**RECORDED INFORMATION**
========================

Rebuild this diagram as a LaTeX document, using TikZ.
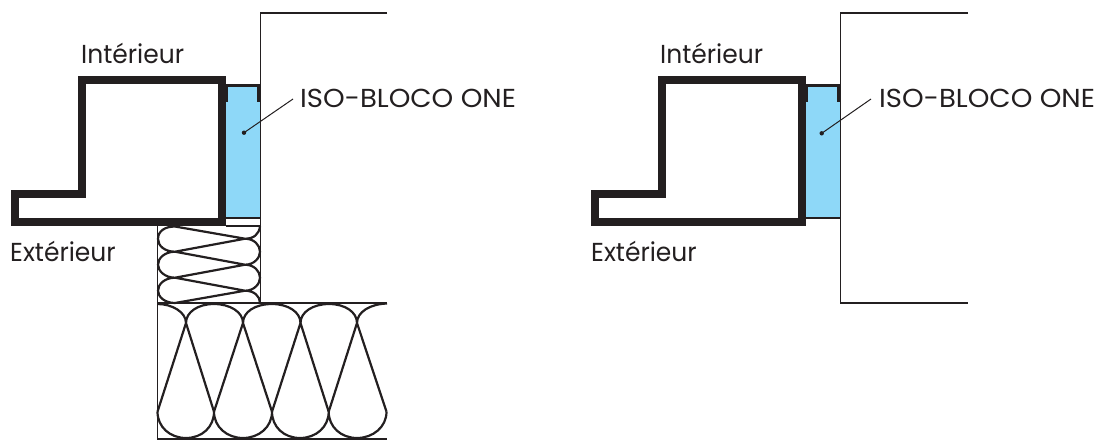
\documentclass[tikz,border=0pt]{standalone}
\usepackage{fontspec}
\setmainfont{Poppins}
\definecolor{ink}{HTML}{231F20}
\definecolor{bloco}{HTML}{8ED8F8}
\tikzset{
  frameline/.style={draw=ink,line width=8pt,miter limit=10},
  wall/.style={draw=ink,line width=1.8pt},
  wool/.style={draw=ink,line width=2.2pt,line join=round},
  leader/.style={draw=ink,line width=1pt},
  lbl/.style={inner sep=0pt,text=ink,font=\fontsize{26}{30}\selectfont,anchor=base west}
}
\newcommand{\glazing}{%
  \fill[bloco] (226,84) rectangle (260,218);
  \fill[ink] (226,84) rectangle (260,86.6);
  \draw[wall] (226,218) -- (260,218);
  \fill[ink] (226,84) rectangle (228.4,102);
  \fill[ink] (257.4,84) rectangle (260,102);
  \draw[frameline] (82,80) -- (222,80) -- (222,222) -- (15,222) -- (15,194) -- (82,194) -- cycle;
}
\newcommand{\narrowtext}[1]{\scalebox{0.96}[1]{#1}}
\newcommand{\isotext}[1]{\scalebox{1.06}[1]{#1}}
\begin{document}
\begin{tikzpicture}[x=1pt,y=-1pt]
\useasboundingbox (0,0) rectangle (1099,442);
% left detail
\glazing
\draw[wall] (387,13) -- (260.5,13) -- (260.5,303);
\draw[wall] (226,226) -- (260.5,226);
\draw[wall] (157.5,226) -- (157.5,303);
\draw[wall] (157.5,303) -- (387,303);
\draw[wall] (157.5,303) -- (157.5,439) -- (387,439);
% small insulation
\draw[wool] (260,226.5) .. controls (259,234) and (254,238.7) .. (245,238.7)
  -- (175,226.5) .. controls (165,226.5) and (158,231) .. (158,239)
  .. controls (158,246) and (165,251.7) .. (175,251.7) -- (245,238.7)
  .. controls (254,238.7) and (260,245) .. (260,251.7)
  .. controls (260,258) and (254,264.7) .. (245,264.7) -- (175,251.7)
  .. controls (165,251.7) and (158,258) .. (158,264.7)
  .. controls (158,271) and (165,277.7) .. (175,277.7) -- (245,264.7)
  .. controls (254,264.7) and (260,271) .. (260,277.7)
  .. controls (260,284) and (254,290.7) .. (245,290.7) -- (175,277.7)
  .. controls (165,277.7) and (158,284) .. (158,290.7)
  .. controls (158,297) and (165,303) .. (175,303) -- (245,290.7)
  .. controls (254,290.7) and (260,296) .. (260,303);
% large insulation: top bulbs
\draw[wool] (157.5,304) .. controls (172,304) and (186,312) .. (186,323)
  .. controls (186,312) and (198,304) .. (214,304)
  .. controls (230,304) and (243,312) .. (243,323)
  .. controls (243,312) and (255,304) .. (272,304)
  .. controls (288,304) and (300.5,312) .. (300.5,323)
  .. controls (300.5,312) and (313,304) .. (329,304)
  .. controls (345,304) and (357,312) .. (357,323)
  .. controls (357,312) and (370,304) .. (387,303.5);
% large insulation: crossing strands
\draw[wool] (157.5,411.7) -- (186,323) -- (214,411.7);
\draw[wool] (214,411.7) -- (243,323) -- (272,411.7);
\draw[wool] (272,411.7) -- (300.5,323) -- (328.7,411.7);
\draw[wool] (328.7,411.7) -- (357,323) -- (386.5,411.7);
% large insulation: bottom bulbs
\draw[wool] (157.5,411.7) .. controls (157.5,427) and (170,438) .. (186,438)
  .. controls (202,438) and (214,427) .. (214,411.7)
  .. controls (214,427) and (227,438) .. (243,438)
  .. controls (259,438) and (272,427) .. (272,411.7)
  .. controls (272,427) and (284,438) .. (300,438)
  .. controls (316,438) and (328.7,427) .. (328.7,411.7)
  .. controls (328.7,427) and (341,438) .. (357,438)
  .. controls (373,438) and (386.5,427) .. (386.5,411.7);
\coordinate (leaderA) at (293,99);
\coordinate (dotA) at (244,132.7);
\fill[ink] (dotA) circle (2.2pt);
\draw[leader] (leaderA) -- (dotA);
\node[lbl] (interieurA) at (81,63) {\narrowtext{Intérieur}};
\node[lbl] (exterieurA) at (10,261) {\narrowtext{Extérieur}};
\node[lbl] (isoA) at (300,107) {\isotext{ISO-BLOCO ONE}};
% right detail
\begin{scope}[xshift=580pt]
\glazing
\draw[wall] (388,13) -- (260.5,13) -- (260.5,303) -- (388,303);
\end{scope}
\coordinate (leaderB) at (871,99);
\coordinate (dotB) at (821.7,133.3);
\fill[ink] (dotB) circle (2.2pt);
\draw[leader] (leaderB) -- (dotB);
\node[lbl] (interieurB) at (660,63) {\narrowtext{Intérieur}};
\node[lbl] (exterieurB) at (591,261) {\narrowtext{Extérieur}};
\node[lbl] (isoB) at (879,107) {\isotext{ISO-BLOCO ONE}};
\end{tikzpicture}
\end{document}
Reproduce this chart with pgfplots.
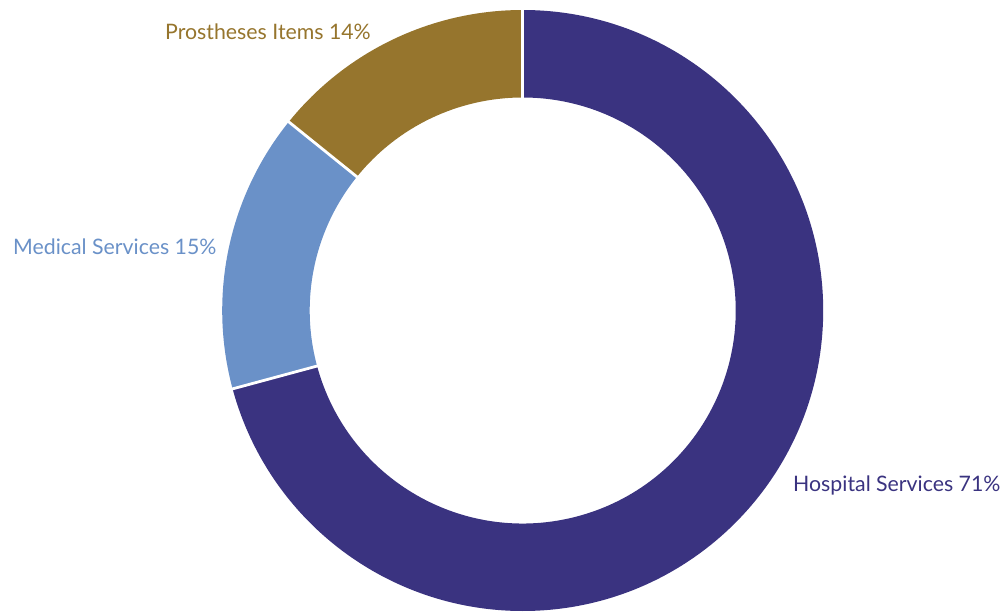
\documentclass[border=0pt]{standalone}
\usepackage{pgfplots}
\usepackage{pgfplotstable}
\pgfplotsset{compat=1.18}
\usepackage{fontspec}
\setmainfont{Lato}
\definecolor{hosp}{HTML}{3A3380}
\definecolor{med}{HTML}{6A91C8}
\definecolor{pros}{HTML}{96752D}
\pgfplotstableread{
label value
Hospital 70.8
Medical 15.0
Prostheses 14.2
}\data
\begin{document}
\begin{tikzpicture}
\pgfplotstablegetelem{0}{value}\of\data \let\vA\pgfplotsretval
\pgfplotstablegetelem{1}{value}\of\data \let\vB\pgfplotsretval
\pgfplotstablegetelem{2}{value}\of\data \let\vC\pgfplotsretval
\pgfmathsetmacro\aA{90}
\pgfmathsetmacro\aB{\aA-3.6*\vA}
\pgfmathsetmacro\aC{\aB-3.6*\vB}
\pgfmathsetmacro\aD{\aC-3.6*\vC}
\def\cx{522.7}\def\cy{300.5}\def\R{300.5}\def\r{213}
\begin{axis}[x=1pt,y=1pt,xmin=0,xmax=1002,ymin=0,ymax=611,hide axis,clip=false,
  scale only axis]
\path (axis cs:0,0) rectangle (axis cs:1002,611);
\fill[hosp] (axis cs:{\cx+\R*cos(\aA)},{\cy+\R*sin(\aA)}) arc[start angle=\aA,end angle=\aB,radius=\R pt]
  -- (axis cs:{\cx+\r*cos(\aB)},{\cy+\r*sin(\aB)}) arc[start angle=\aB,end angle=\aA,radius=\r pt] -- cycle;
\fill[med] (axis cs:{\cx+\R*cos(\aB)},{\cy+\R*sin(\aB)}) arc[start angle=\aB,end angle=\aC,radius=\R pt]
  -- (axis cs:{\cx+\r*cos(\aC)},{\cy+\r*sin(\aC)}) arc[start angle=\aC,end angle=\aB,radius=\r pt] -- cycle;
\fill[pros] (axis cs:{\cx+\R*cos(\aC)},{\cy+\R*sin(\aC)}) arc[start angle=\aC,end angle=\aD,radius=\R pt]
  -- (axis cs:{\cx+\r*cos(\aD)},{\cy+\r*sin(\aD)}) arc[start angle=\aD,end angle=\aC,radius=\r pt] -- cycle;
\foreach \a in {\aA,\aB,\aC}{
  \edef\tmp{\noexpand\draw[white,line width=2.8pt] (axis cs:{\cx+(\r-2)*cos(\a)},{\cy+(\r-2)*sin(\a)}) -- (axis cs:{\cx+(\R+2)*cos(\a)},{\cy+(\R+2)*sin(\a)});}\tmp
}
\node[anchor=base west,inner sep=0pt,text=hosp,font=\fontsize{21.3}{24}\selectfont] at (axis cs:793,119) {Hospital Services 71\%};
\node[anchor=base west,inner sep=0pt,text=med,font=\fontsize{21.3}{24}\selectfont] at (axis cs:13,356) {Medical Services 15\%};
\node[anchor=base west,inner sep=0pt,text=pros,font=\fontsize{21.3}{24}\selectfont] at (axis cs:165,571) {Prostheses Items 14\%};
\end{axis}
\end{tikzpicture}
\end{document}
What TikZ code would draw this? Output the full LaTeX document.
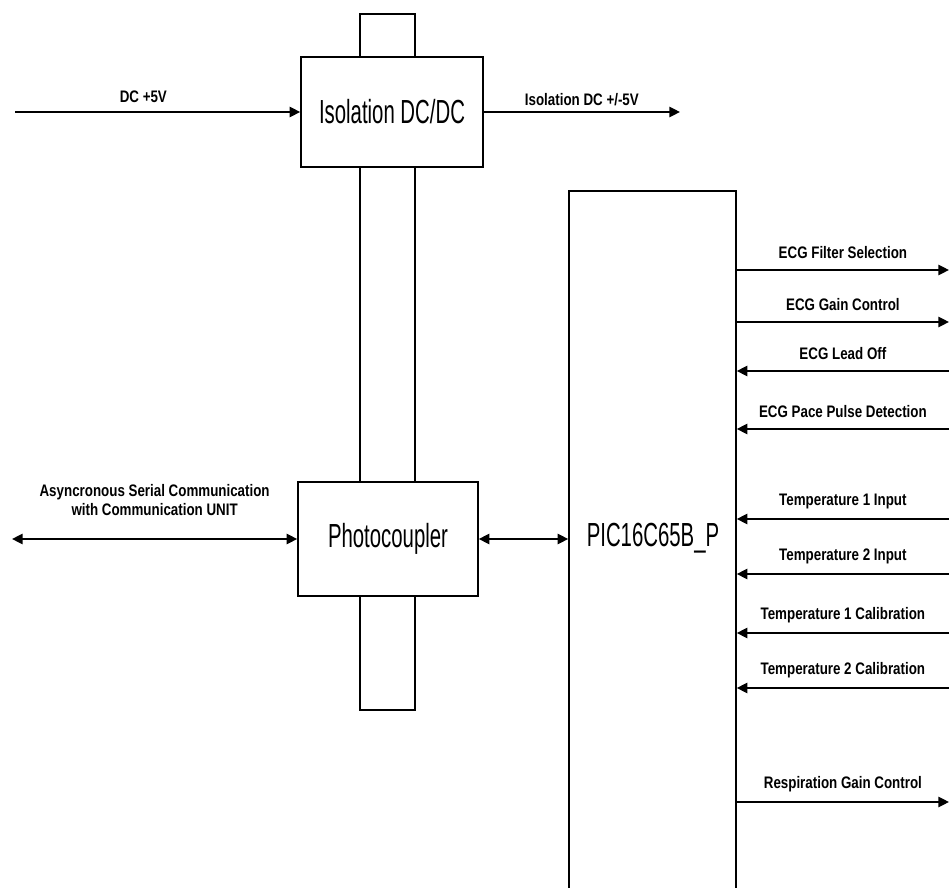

========================

**OBJECTIVE**
For each line in the data above that contains the string "this", extract the line.

**TASK ANSWER**
Rebuild this diagram as a LaTeX document, using TikZ.
Reproduce this chart with pgfplots.
What TikZ code would draw this? Output the full LaTeX document.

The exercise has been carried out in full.